Kundura Hafıza Arşiv ve Araştırma Merkezi Kapılarını Araştırmacılara Açtı

Yayınlanma Tarihi

25 Kasım 2025

Okuma Zamanı

10 Dakika

Kundura Hafıza, 2021 yılında Beykoz Deri ve Kundura Fabrikası’nın iki yüz yılı aşkın geçmişini bir araya getirmek, korumak ve gelecek kuşaklara aktarmak amacıyla kuruldu. Temelleri, S. Buse Yıldırım’ın 2015 yılında Tarih Vakfı işbirliğiyle yürüttüğü Sözlü Tarih Projesiyle atılan Kundura Hafıza’nın emek ve endüstri mirasına odaklanan tüm çalışmaları, bugün Kundura Hafıza Kültürel Mirası Koruma Derneği çatısı altında sürdürülüyor. Kuruluşundan bu yana faaliyetlerini Fabrika döneminde sendika binası ve garaj olarak kullanılan yapıda…

Kundura Hafıza, 2021 yılında Beykoz Deri ve Kundura Fabrikası’nın iki yüz yılı aşkın geçmişini bir araya getirmek, korumak ve gelecek kuşaklara aktarmak amacıyla kuruldu. Temelleri, S. Buse Yıldırım’ın 2015 yılında Tarih Vakfı işbirliğiyle yürüttüğü Sözlü Tarih Projesiyle atılan Kundura Hafıza’nın emek ve endüstri mirasına odaklanan tüm çalışmaları, bugün Kundura Hafıza Kültürel Mirası Koruma Derneği çatısı altında sürdürülüyor. Kuruluşundan bu yana faaliyetlerini Fabrika döneminde sendika binası ve garaj olarak kullanılan yapıda yürüten Kundura Hafıza, Beykoz Kundura yerleşkesindeki yeni merkezine taşınarak Ekim 2025 itibarıyla kapılarını araştırmacılara açmış; arşiv, sergi ve öğrenme programları başlıkları altında gerçekleşen çalışmalara merkezin açılmasıyla bir de kütüphane eklenmiştir. Yazının devamında Osmanlı’nın son döneminden Cumhuriyet’in erken yıllarına uzanan sanayi, emek ve üretim kültürünü belgeleyen kaynaklara erişim imkânı sunan Kundura Hafıza’nın yeni araştırma merkezi ve kütüphane koleksiyonundan bahsedilecektir.
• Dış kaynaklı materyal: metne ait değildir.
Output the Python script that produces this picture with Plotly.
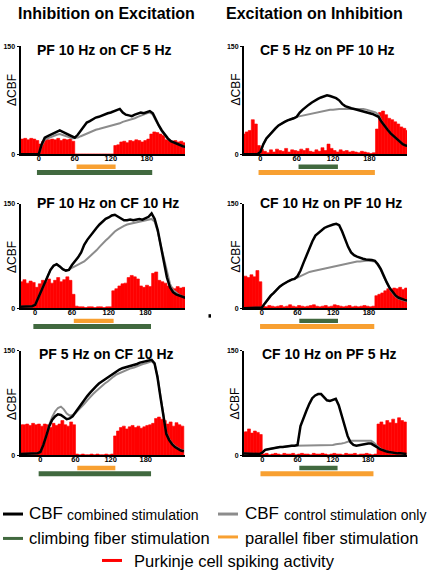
import plotly.graph_objects as go

W, H = 431, 577
FONT = "Liberation Sans, Arial, sans-serif"

# ---------------- data ----------------
HIST_T = [-32.5 + 5 * i for i in range(56)]      # histogram bin centres (s)
LINE_T = list(range(-35, 250, 5))                 # CBF sample times (s)
XTICKS = [0, 60, 120, 180]
YTICKS = [0, 150]
SHORT_STIM = [63, 128]
LONG_STIM = [-3, 189]

COLUMN_TITLES = ["Inhibition on Excitation", "Excitation on Inhibition"]
PANEL_TITLES = ["PF 10 Hz on CF 5 Hz", "CF 5 Hz on PF 10 Hz",
                "PF 10 Hz on CF 10 Hz", "CF 10 Hz on PF 10 Hz",
                "PF 5 Hz on CF 10 Hz", "CF 10 Hz on PF 5 Hz"]

RED_1 = [20, 21, 22, 20, 22, 21, 19,
         14, 18, 22, 20, 21, 20, 22, 19, 21, 20, 21, 18,
         0, 0, 0, 0, 0, 0, 0, 0, 0, 0, 0, 0, 0,
         12, 13, 17, 18, 16, 19, 18, 20, 19, 17, 19, 21, 28, 31, 30, 28, 26, 20, 19, 18, 19, 17, 18, 16]
BLACK_1 = [0, 0, 0, 0, 0, 0, 0,
           0, 14, 23, 25, 27, 30, 32, 33, 31, 29, 26, 24, 23, 27, 33, 39, 44, 46, 49, 51, 52, 54, 56, 57,
           58, 60, 62, 63, 58, 55, 54, 53, 55, 57, 58, 57, 59, 60, 57, 48, 40, 33, 27, 22, 18, 16, 14, 13, 11, 10]
GRAY_1 = [0, 0, 0, 0, 0, 0, 0,
          0, 12, 20, 22, 24, 26, 27, 28, 27, 26, 24, 22, 22, 23, 25, 27, 28, 30, 32, 34, 35, 36, 38, 39,
          40, 41, 42, 43, 45, 46, 47, 48, 50, 52, 54, 56, 57, 58, 55, 47, 39, 32, 26, 21, 18, 16, 14, 12, 11, 10]

RED_2 = [27, 28, 31, 33, 48, 42, 12,
         7, 4, 2, 6, 3, 7, 5, 4, 8, 3, 6, 5, 4, 7, 5, 8, 4, 3, 6, 4, 9, 5, 14, 8, 5, 3, 6, 4, 5, 3, 4, 3, 2, 4, 3, 2, 1, 2,
         35, 58, 60, 55, 50, 48, 45, 42, 38, 36, 33]
BLACK_2 = [0, 0, 0, 0, 0, 0, 0,
           3, 14, 22, 27, 32, 36, 40, 43, 45, 47, 48, 50, 52, 58, 62, 66, 69, 72, 75, 77, 79, 80, 82, 81,
           80, 78, 75, 70, 67, 65, 64, 63, 62, 61, 60, 59, 57, 56, 54, 52, 45, 39, 34, 29, 25, 21, 17, 14, 12, 11]
GRAY_2 = [0, 0, 0, 0, 0, 0, 0,
          3, 14, 22, 27, 32, 36, 40, 43, 45, 47, 48, 50, 52, 53, 54, 55, 56, 57, 58, 59, 60, 60, 61, 62,
          62, 63, 63, 63, 63, 64, 64, 63, 64, 63, 63, 62, 61, 60, 58, 55, 46, 40, 34, 29, 25, 21, 17, 14, 12, 11]

RED_3 = [40, 40, 38, 41, 36, 39, 37,
         30, 35, 40, 38, 42, 36, 40, 44, 38, 41, 45, 40,
         20,
         3, 2, 2, 1, 2, 2, 1, 2, 2, 1, 2, 2,
         25, 28, 32, 35, 36, 44, 47, 45, 42, 32, 30, 33, 31, 50, 52, 40, 38, 36, 32, 30, 28, 31, 29, 30]
BLACK_3 = [2, 2, 3, 2, 3, 2, 3,
           5, 15, 25, 37, 47, 55, 61, 63, 60, 56, 54, 55, 62, 67, 73, 80, 91, 98, 104, 110, 115, 120, 124, 128,
           130, 133, 134, 131, 128, 126, 126, 127, 126, 127, 128, 127, 129, 131, 136, 128, 112, 88, 66, 44, 30,
           23, 20, 18, 16, 15]
GRAY_3 = [2, 2, 3, 2, 3, 2, 3,
          5, 15, 25, 37, 47, 55, 61, 63, 60, 56, 54, 55, 58, 60, 62, 64, 67, 71, 75, 78, 83, 88, 93, 97,
          101, 106, 110, 113, 116, 118, 120, 121, 122, 123, 124, 125, 126, 127, 128, 124, 110, 90, 72, 50, 35,
          26, 22, 19, 17, 16]

RED_4 = [45, 46, 44, 48, 45, 54, 38,
         3, 2, 4, 3, 2, 3, 4, 2, 3, 5, 3, 2, 4, 3, 2, 3, 4, 5, 3, 2, 3, 4, 2, 3, 5, 4, 3, 2, 3, 4, 2, 3, 2, 3, 4, 3, 2, 3,
         18, 20, 22, 25, 28, 27, 29, 28, 30, 27, 29]
BLACK_4 = [0, 0, 0, 0, 0, 0, 0,
           1, 7, 13, 18, 22, 27, 31, 34, 37, 39, 41, 42, 46, 54, 65, 76, 87, 96, 104, 108, 112, 115, 117, 119,
           120, 121, 119, 110, 98, 88, 80, 76, 74, 72, 71, 70, 70, 69, 68, 63, 56, 46, 37, 29, 23, 18, 15, 13, 12, 11]
GRAY_4 = [0, 0, 0, 0, 0, 0, 0,
          1, 7, 13, 18, 22, 27, 31, 34, 37, 39, 41, 42, 44, 46, 48, 51, 52, 53, 54, 54, 55, 56, 57, 58,
          59, 60, 61, 62, 63, 64, 65, 66, 67, 67, 68, 68, 68, 68, 67, 62, 55, 45, 36, 28, 22, 17, 14, 12, 11, 10]

RED_5 = [44, 44, 45, 43, 46, 44, 45,
         42, 45, 44, 40, 46, 43, 45, 50, 44, 42, 48, 44,
         2, 1, 2, 1, 1, 2, 1, 2, 1, 1, 2, 1, 2,
         28, 35, 40, 42, 38, 41, 43, 40, 42, 39, 41, 43, 44, 46, 53, 55, 52, 50, 45, 48, 42, 47, 44, 42]
BLACK_5 = [2, 2, 2, 3, 2, 2, 3,
           5, 15, 28, 42, 51, 56, 59, 58, 55, 52, 53, 56, 62, 68, 73, 79, 85, 90, 95, 99, 103, 106, 109, 112,
           115, 118, 121, 123, 125, 126, 128, 129, 130, 131, 133, 134, 135, 136, 137, 132, 112, 84, 55, 31, 22,
           16, 12, 9, 7, 6]
GRAY_5 = [2, 2, 2, 3, 2, 2, 3,
          5, 15, 28, 44, 55, 63, 68, 70, 66, 60, 57, 58, 61, 65, 69, 74, 79, 84, 88, 92, 96, 100, 103, 106,
          110, 113, 116, 118, 120, 122, 124, 125, 126, 128, 130, 131, 132, 134, 135, 131, 114, 86, 57, 33, 23,
          17, 13, 10, 8, 7]

RED_6 = [33, 34, 38, 32, 35, 33, 30,
         2, 3, 1, 2, 3, 2, 1, 3, 2, 2, 3, 1, 2, 3, 2, 2, 1, 3, 2, 2, 3, 2, 1, 2, 3, 2, 2, 1, 3, 2, 2, 3, 1, 2, 2, 3, 2, 1, 2,
         45, 48, 44, 50, 47, 52, 46, 54, 50, 48]
BLACK_6 = [3, 3, 2, 3, 2, 3, 2,
           4, 8, 9, 10, 11, 12, 12, 12, 13, 13, 14, 14, 15, 42, 54, 64, 74, 82, 86, 88, 88, 84, 79, 78,
           80, 81, 72, 58, 42, 28, 19, 15, 14, 15, 16, 17, 17, 17, 15, 12, 9, 7, 6, 5, 4, 4, 3, 3, 2, 2]
GRAY_6 = [3, 3, 2, 3, 2, 3, 2,
          4, 8, 9, 10, 11, 12, 12, 12, 13, 13, 14, 14, 14, 14, 15, 14, 15, 15, 14, 15, 15, 15, 14, 15,
          15, 16, 16, 17, 18, 20, 21, 21, 21, 22, 21, 22, 21, 21, 18, 14, 10, 8, 6, 5, 4, 4, 3, 3, 2, 2]

REDS = [RED_1, RED_2, RED_3, RED_4, RED_5, RED_6]
BLACKS = [BLACK_1, BLACK_2, BLACK_3, BLACK_4, BLACK_5, BLACK_6]
GRAYS = [GRAY_1, GRAY_2, GRAY_3, GRAY_4, GRAY_5, GRAY_6]

# ---------------- styling / layout ----------------
C_RED = "#ff0000"
C_GREEN = "#41693f"
C_ORANGE = "#f8a031"
C_GRAY = "#8c8c8c"
C_BLACK = "#000000"

ROWS_PX = [(43, 152), (202, 308), (351, 457)]
COLS_PX = [(20.5, 185), (244, 407)]
XRANGES = [[-30.4, 243.6], [-27, 242], [-24, 244.5], [-30, 244], [-34, 247], [-31, 246]]
TITLE_POS = [(104, 47), (327, 47), (107.5, 201.5), (330.5, 201.5), (106, 354), (329, 354)]
YLABEL_POS = [(12, 87), (235.5, 87), (12, 256), (235.5, 256), (12, 405), (235.5, 405)]


def px(x):
    return x / W


def py(y):
    return 1 - y / H


fig = go.Figure()
layout = dict(
    width=W, height=H, margin=dict(l=0, r=0, t=0, b=0),
    paper_bgcolor="white", plot_bgcolor="white",
    showlegend=False, barmode="overlay",
    font=dict(family=FONT, color="black"),
)
shapes = []
annotations = []

for i in range(6):
    row, col = i // 2, i % 2
    n = "" if i == 0 else str(i + 1)
    xa, ya = "x" + n, "y" + n
    r0, r1 = ROWS_PX[row]
    c0, c1 = COLS_PX[col]
    hpx = r1 - r0

    fig.add_trace(go.Bar(x=HIST_T, y=REDS[i], width=5, xaxis=xa, yaxis=ya,
                         marker=dict(color=C_RED, line=dict(color=C_RED, width=0.6)),
                         hoverinfo="skip"))
    fig.add_trace(go.Scatter(x=LINE_T, y=GRAYS[i], mode="lines", xaxis=xa, yaxis=ya,
                             line=dict(color=C_GRAY, width=2), hoverinfo="skip"))
    fig.add_trace(go.Scatter(x=LINE_T, y=BLACKS[i], mode="lines", xaxis=xa, yaxis=ya,
                             line=dict(color=C_BLACK, width=2.5), hoverinfo="skip"))

    layout["xaxis" + n] = dict(
        domain=[px(c0), px(c1)], range=XRANGES[i], anchor=ya,
        showline=True, linecolor="black", linewidth=2,
        tickvals=XTICKS, ticks="", showgrid=False, zeroline=False,
        ticklabelstandoff=-4,
        tickfont=dict(family=FONT, size=7.5, color="black", weight="bold"),
    )
    layout["yaxis" + n] = dict(
        domain=[py(r1), py(r0)], range=[0, 150], anchor=xa,
        showline=True, linecolor="black", linewidth=2,
        tickvals=YTICKS, ticks="outside", ticklen=2, tickwidth=1.2, tickcolor="black",
        showgrid=False, zeroline=False,
        tickfont=dict(family=FONT, size=7, color="black", weight="bold"),
    )

    short_c, long_c = (C_ORANGE, C_GREEN) if col == 0 else (C_GREEN, C_ORANGE)
    shapes.append(dict(type="rect", xref=xa, yref=ya + " domain",
                       x0=SHORT_STIM[0], x1=SHORT_STIM[1],
                       y0=-15 / hpx, y1=-10.5 / hpx,
                       fillcolor=short_c, line=dict(width=0)))
    shapes.append(dict(type="rect", xref=xa, yref=ya + " domain",
                       x0=LONG_STIM[0], x1=LONG_STIM[1],
                       y0=-21 / hpx, y1=-16 / hpx,
                       fillcolor=long_c, line=dict(width=0)))

    tx, ty = TITLE_POS[i]
    annotations.append(dict(text="<b>" + PANEL_TITLES[i] + "</b>", x=px(tx), y=py(ty),
                            xref="paper", yref="paper", showarrow=False,
                            xanchor="center", yanchor="middle",
                            font=dict(family=FONT, size=14, color="black")))
    lx, ly = YLABEL_POS[i]
    annotations.append(dict(text="ΔCBF", x=px(lx), y=py(ly), xref="paper", yref="paper",
                            showarrow=False, textangle=-90, xanchor="center", yanchor="middle",
                            font=dict(family=FONT, size=12, color="black")))

# column titles
for txt, cx in zip(COLUMN_TITLES, [106, 314]):
    annotations.append(dict(text="<b>" + txt + "</b>", x=px(cx), y=py(10), xref="paper", yref="paper",
                            showarrow=False, xanchor="center", yanchor="middle",
                            font=dict(family=FONT, size=16, color="black")))

# stray dot
shapes.append(dict(type="rect", xref="paper", yref="paper", x0=px(208.5), x1=px(211),
                   y0=py(317.5), y1=py(314), fillcolor="black", line=dict(width=0)))

# legend (drawn as keys + text)
LEG_KEYS = [(3, 23, 516.3, C_BLACK), (218, 238, 516.3, C_GRAY),
            (3, 23, 541, C_GREEN), (218, 238, 539.5, C_ORANGE),
            (102, 122, 563.3, C_RED)]
for x0, x1, y, c in LEG_KEYS:
    shapes.append(dict(type="line", xref="paper", yref="paper", x0=px(x0), x1=px(x1),
                       y0=py(y), y1=py(y), line=dict(color=c, width=3)))

LEG_TEXT = [("CBF", 27, 516, 17), ("combined stimulation", 64.5, 517.5, 14),
            ("CBF", 243, 516, 17), ("control stimulation only", 281.5, 517.5, 14),
            ("climbing fiber stimulation", 27, 541, 16.5),
            ("parallel fiber stimulation", 243, 541, 16.5),
            ("Purkinje cell spiking activity", 132, 564, 16.5)]
for txt, x, y, s in LEG_TEXT:
    annotations.append(dict(text=txt, x=px(x), y=py(y), xref="paper", yref="paper",
                            showarrow=False, xanchor="left", yanchor="middle",
                            font=dict(family=FONT, size=s, color="black")))

layout["shapes"] = shapes
layout["annotations"] = annotations
fig.update_layout(**layout)
fig.write_html("out.html", config={"displayModeBar": False, "staticPlot": True},
               post_script="document.body.style.margin='0';document.body.style.overflow='hidden';")
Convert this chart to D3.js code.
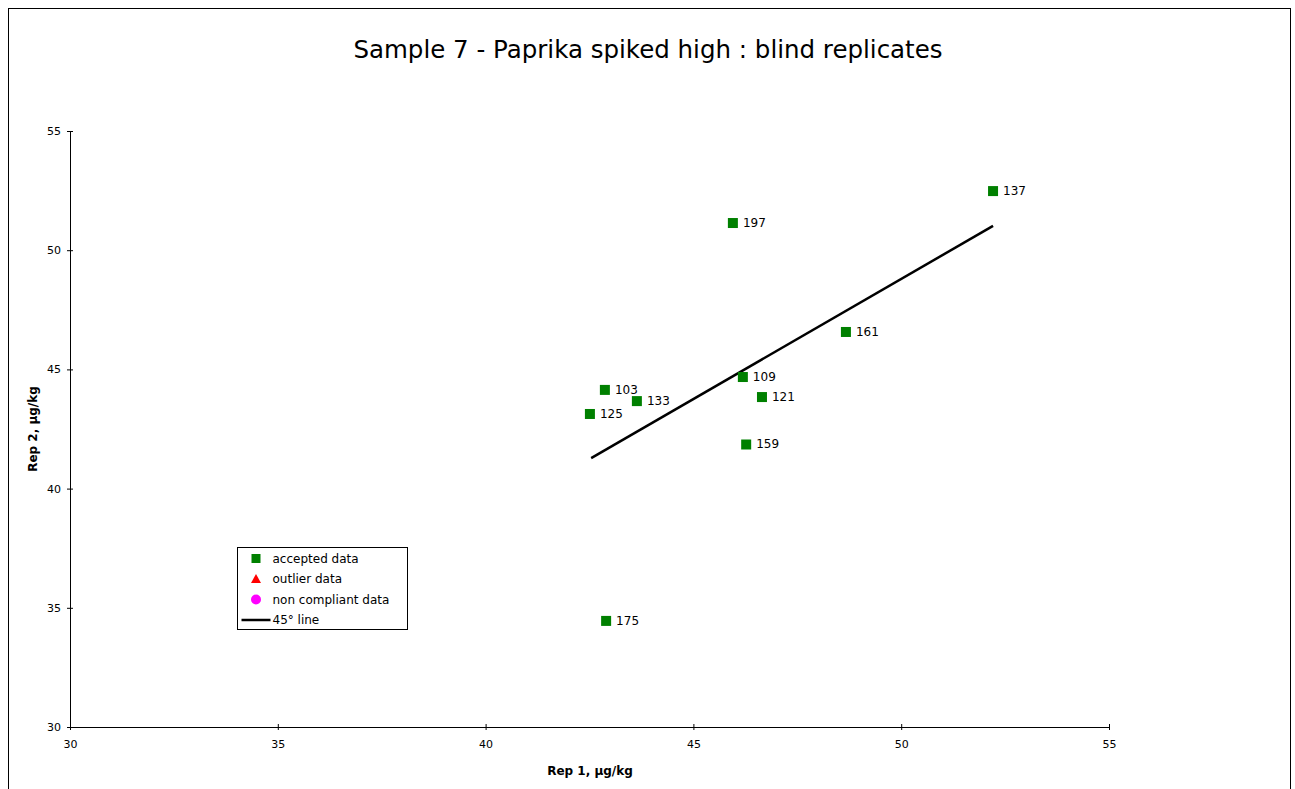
<!DOCTYPE html>
<html><head><meta charset="utf-8">
<script src="https://cdn.jsdelivr.net/npm/d3@7"></script>
<style>body{margin:0;background:#fff;font-family:"DejaVu Sans",Verdana,sans-serif;}</style>
</head><body><svg id="chart" width="1295" height="789"></svg>
<script>
"use strict";

// data
let labs = ["137", "197", "161", "109", "121", "103", "133", "125", "159", "175"];
let rep1 = [52.21, 45.95, 48.67, 46.19, 46.65, 42.87, 43.64, 42.51, 46.27, 42.90];
let rep2 = [52.48, 51.14, 46.57, 44.68, 43.84, 44.14, 43.67, 43.13, 41.85, 34.45];
let lineX = [42.54, 52.21];
let lineY = [41.28, 51.02];
let ticks = [30, 35, 40, 45, 50, 55];

let svg = d3.select("#chart");
svg.append("rect").attr("x", 8.5).attr("y", 8.5).attr("width", 1282).attr("height", 790)
  .attr("fill", "none").attr("stroke", "#000");

let x = d3.scaleLinear().domain([30, 55]).range([70, 1109]);
let y = d3.scaleLinear().domain([30, 55]).range([727, 131]);

svg.append("text").attr("x", 648).attr("y", 58).attr("text-anchor", "middle")
  .style("font-size", "24.5px").text("Sample 7 - Paprika spiked high : blind replicates");

let xAxis = svg.append("g").attr("transform", "translate(0,727)")
  .call(d3.axisBottom(x).tickValues(ticks).tickSize(6).tickSizeOuter(0));
let yAxis = svg.append("g").attr("transform", "translate(70,0)")
  .call(d3.axisLeft(y).tickValues(ticks).tickSize(6).tickSizeOuter(0));
// excel style: ticks cross the axis
xAxis.selectAll(".tick line").attr("y1", -3).attr("y2", 3);
yAxis.selectAll(".tick line").attr("x1", -3).attr("x2", 3);
svg.selectAll(".tick text").style("font-size", "11px").style("font-family", "DejaVu Sans, Verdana");
xAxis.selectAll(".tick text").attr("dy", "1.1em");

svg.append("text").attr("x", 590).attr("y", 775).attr("text-anchor", "middle")
  .style("font-size", "12px").style("font-weight", "bold").text("Rep 1,  µg/kg");
svg.append("text").attr("transform", "translate(37,429) rotate(-90)").attr("text-anchor", "middle")
  .style("font-size", "12px").style("font-weight", "bold").text("Rep 2,  µg/kg");

svg.append("line")
  .attr("x1", x(lineX[0])).attr("y1", y(lineY[0]))
  .attr("x2", x(lineX[1])).attr("y2", y(lineY[1]))
  .attr("stroke", "#000").attr("stroke-width", 2.5);

let pts = svg.append("g").selectAll("g").data(labs).enter().append("g")
  .attr("transform", (d, i) => `translate(${x(rep1[i])},${y(rep2[i])})`);
pts.append("rect").attr("x", -5).attr("y", -5).attr("width", 10).attr("height", 10).attr("fill", "#008000");
pts.append("text").attr("x", 10).attr("y", 4).style("font-size", "12px").text(d => d);

// legend
let lg = svg.append("g").attr("transform", "translate(237.5,547.5)");
lg.append("rect").attr("width", 170).attr("height", 82).attr("fill", "#fff").attr("stroke", "#000");
let items = ["accepted data", "outlier data", "non compliant data", "45° line"];
items.forEach((t, i) => {
  let cy = 11 + i * 20.5;
  if (i === 0) lg.append("rect").attr("x", 14).attr("y", cy - 4.5).attr("width", 9).attr("height", 9).attr("fill", "#008000");
  if (i === 1) lg.append("path").attr("d", `M18.5,${cy - 5}L23.5,${cy + 4}L13.5,${cy + 4}Z`).attr("fill", "#ff0000");
  if (i === 2) lg.append("circle").attr("cx", 18.5).attr("cy", cy).attr("r", 5).attr("fill", "#ff00ff");
  if (i === 3) lg.append("line").attr("x1", 4).attr("x2", 33).attr("y1", cy).attr("y2", cy).attr("stroke", "#000").attr("stroke-width", 2.5);
  lg.append("text").attr("x", 35).attr("y", cy + 4).style("font-size", "12px").text(t);
});
</script></body></html>
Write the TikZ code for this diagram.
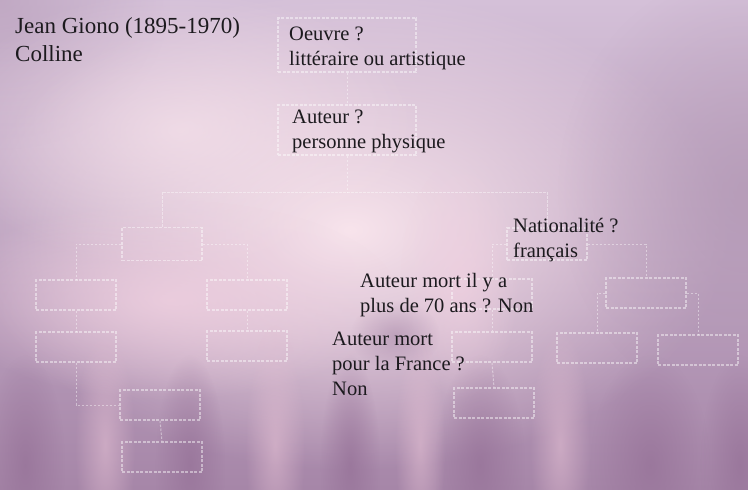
\documentclass[tikz,border=0pt]{standalone}
\usepackage{fontspec}
\setmainfont{Liberation Serif}
\usepackage{xcolor,tikz}
\usetikzlibrary{positioning,calc,fadings}
\definecolor{bgTop}{RGB}{212,192,216}
\definecolor{bgLow}{RGB}{166,134,168}
\definecolor{glowPink}{RGB}{248,228,236}
\definecolor{rosePink}{RGB}{240,208,224}
\definecolor{mistGrey}{RGB}{180,154,182}
\definecolor{streakLight}{RGB}{226,190,210}
\definecolor{streakDark}{RGB}{150,114,152}
\definecolor{inkText}{HTML}{1C1A1E}
\tikzfading[name=softglow, inner color=transparent!0, outer color=transparent!100]

\tikzset{
  treebox/.style={draw=white, draw opacity=0.45, line width=1.1pt,
    dash pattern=on 3pt off 1.5pt, minimum width=80pt, minimum height=30pt,
    inner sep=0pt},
  treelink/.style={draw=white, draw opacity=0.42, line width=1pt,
    dash pattern=on 2.5pt off 1.5pt},
  qtext/.style={anchor=base west, align=left, inner sep=0pt, text=inkText,
    font=\fontsize{20.5}{25}\selectfont},
}

\begin{document}
\begin{tikzpicture}[x=1pt,y=-1pt]

\useasboundingbox (0,0) rectangle (748,490);

% --- BACKGROUND: blurred pink / purple haze ---
\begin{scope}
  \clip (0,0) rectangle (748,490);
  \shade[top color=bgTop, bottom color=bgLow] (0,0) rectangle (748,490);
  \fill[mistGrey, path fading=softglow, fill opacity=0.6] (0,0) ellipse (170 and 150);
  \fill[glowPink, path fading=softglow] (350,230) ellipse (380 and 240);
  \fill[glowPink, path fading=softglow, fill opacity=0.7] (180,130) ellipse (240 and 140);
  \fill[rosePink, path fading=softglow, fill opacity=0.8] (170,300) ellipse (230 and 100);
  \fill[rosePink, path fading=softglow, fill opacity=0.7] (460,280) ellipse (60 and 120);
  \fill[mistGrey, path fading=softglow, fill opacity=0.8] (748,190) ellipse (190 and 220);
  \fill[streakDark, path fading=softglow, fill opacity=0.4] (395,335) ellipse (45 and 35);
  % vertical streaks near the bottom
  \foreach \sx/\sw in {25/40,190/35,350/30,480/45,650/60,740/40} {
    \fill[streakDark, path fading=softglow, fill opacity=0.75]
      (\sx,465) ellipse [x radius=\sw, y radius=110];
  }
  \foreach \sx/\sw in {105/30,275/30,420/25,560/30} {
    \fill[streakLight, path fading=softglow, fill opacity=0.6]
      (\sx,445) ellipse [x radius=\sw, y radius=120];
  }
\end{scope}

% --- TREE BOXES ---
\node[treebox, minimum width=138pt, minimum height=54pt] (boxOeuvre) at (347,45) {};
\node[treebox, minimum width=138pt, minimum height=50pt] (boxAuteur) at (347,130) {};
\node[treebox, minimum height=33pt] (boxLeft) at (162,244) {};
\node[treebox, minimum height=32pt] (boxNat)  at (547,244) {};
\node[treebox] (boxL1) at (76,295) {};
\node[treebox] (boxL2) at (76,347) {};
\node[treebox] (boxL3) at (160,405) {};
\node[treebox] (boxL4) at (162,457) {};
\node[treebox] (boxM1) at (247,295) {};
\node[treebox] (boxM2) at (247,346) {};
\node[treebox] (boxMid) at (492,294) {};
\node[treebox] (boxM3) at (492,347) {};
\node[treebox] (boxM4) at (494,403) {};
\node[treebox] (boxR1) at (646,293) {};
\node[treebox] (boxR2) at (597,348) {};
\node[treebox] (boxR3) at (698,350) {};

% --- LINKS ---
\coordinate (bus) at (0,192);
\draw[treelink] (boxOeuvre.south) -- (boxAuteur.north);
\draw[treelink] (boxAuteur.south) -- (boxAuteur.south |- bus);
\draw[treelink] (boxLeft.north) -- (boxLeft.north |- bus)
  -- (boxNat.north |- bus) -- (boxNat.north);
\draw[treelink] (boxLeft.west) -| (boxL1.north);
\draw[treelink] (boxLeft.east) -| (boxM1.north);
\draw[treelink] (boxL1.south) -- (boxL2.north);
\draw[treelink] (boxL2.south) |- (boxL3.west);
\draw[treelink] (boxL3.south) -- (boxL4.north);
\draw[treelink] (boxM1.south) -- (boxM2.north);
\draw[treelink] (boxNat.west) -| (boxMid.north);
\draw[treelink] (boxMid.south) -- (boxM3.north);
\draw[treelink] (boxM3.south) -- (boxM4.north);
\draw[treelink] (boxNat.east) -| (boxR1.north);
\draw[treelink] (boxR1.west) -| (boxR2.north);
\draw[treelink] (boxR1.east) -| (boxR3.north);

% --- TEXTS (anchored on the baseline of the last line) ---
\node[qtext, font=\fontsize{23}{28}\selectfont] (titre) at (15,61)
  {Jean Giono (1895-1970)\\Colline};
\node[qtext] (qOeuvre) at (289,65) {Oeuvre ?\\littéraire ou artistique};
\node[qtext] (qAuteur) at (292,148) {Auteur ?\\personne physique};
\node[qtext] (qNat) at (513,257) {Nationalité ?\\français};
\node[qtext] (qMort) at (360,312) {Auteur mort il y a\\plus de 70 ans ? Non};
\node[qtext] (qFrance) at (332,395) {Auteur mort\\pour la France ?\\Non};

\end{tikzpicture}
\end{document}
Kundura Hafıza Arşiv ve Araştırma Merkezi

Fotoğraf: Lara Özdoğan Kalari

Kreş’ten Arşiv ve Araştırma Merkezi’ne

Bugün Kundura Hafıza’ya ev sahipliği yapan ve bir araştırma merkezi olarak yeniden işlevlendirilen yapı fabrika döneminde sivil savunma binası, planlama ofisi, doktorluk binası ve satış mağazası gibi farklı amaçlarla kullanılmıştır. 1960’lara tarihlenen yapı son olarak fabrika kapanana kadar fabrika çalışanlarının çocuklarına bakım sağlayan, öğretmenleri, bakıcıları ve hemşireleriyle tam teşekküllü hizmet veren bir kreş olarak faaliyet göstermiştir. Sümerbank’ın birçok müessesesinde yer verdiği kreş, kadın işçiler için istihdamın özendirildiği önemli bir sosyal olanak olarak dikkat çeker. Bu yönüyle Beykoz Deri ve Kundura Fabrikası’nın kreşi de memur ve işçilerin takdirle hatırladıkları, hafızalarında önemli yere sahip bir fabrika birimi olmuştur. [1] Özelleştirme sonrası tescillenerek özenli bir restorasyon sürecinden geçen kreş binası, arşiv, kütüphane ve çalışma alanlarıyla özelde Sümerbank ve Beykoz Kundura’nın hafızasını genelde ise Türkiye’nin somut ve soyut kültürel mirasını araştırmak isteyen herkes için kamusal bir bilgi alanı olarak hizmet vermeye başlamıştır. İki katlı yapının üst katı Kundura Hafıza’nın Sümerbank, Etibank ve Sözlü Tarih koleksiyonlarını barındıran arşiv saklama odası, dijitalleştirme odası, karanlık oda ve yazının ilerleyen satırlarında değinilecek olan Arzu Öztürkmen Koleksiyonu’ndan oluşurken alt kat ise sanayi, iktisat ve emek çalışmalarına uzmanlaşan bir kütüphane ile çalışma alanlarına ev sahipliği yapmaktadır.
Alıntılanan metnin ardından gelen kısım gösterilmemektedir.